December marks the end of a geographic pilot project, managed by Cybera, that improves researcher access to international environmental data drawn from more than 60,000 sensors and 2,800 web map servers. The Geospatial Cyberinfrastructure for Environmental Sensing (GeoCENS) project was created in 2009 as a 3D platform that enables researchers and citizens to gain access to, and share insights on, the Earth's climatic, hydrologic, and biotic systems and processes. The $1.1 million system was funded through CANARIE's Network-Enabled Platforms (NEP) Program.
The GeoCENS cloud-based web platform collects and shares live and archived geographic data covering a range of topics, from soil erosion and ice thickness, to animal migration. This information is accessible through a virtual globe — similar to Google Earth and can be downloaded, analyzed and compared to other data sets. The open system works with a variety of data types, and enables researchers in the field to remotely upload their findings as they happen, both quickly and easily. The GeoCENS technology also allows for different applications to be built upon it, such as precision agriculture, groundwater monitoring, fleet management, or smart home maintenance.
"GeoCENS is changing the way scientists collect and collaborate on environmental sensing data," says Steve Liang, Assistant Professor in the Department of Geomatics Engineering at the University of Calgary, and Co-Principal Investigator for GeoCENS. He credits Cybera with providing the expertise and management support to help get GeoCENS off the ground. "Cybera has not only coordinated our activities and applications, but has also introduced the GeoCENS project to an international audience. Several organizations have now decided to adopt GeoCENS as their online platform for connecting, managing and sharing sensor data," Liang adds.
"Cybera is proud to have participated in the GeoCENS project, and looks forward to its evolution as an environmental monitoring tool for scientists and engaged citizens," says Robin Winsor, President and CEO of Cybera. "Enabling new discoveries and making Alberta the centre for leading-edge research is a major focus of Cybera's mandate, as we seek to spur and support innovation as an economic driver for the province."
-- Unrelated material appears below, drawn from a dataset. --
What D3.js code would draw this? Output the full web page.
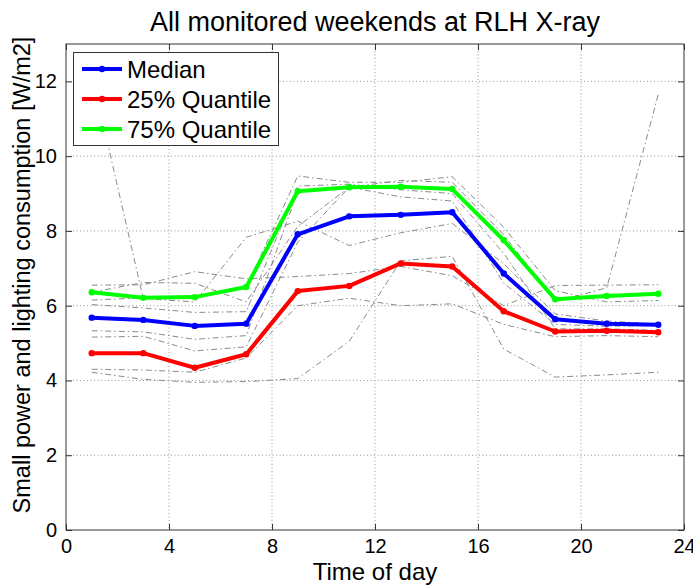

The GeoCENS project recently received additional funding from CANARIE's NEP Maintenance Program, which will be used to continue its development until March 2012. "Advanced research projects such as GeoCENS are helping keep Canada at the forefront of innovation," says Jim Roche, President and CEO of CANARIE. "This web platform is an example of how the CANARIE network is actively contributing to higher rates of productivity in Canada's research fields."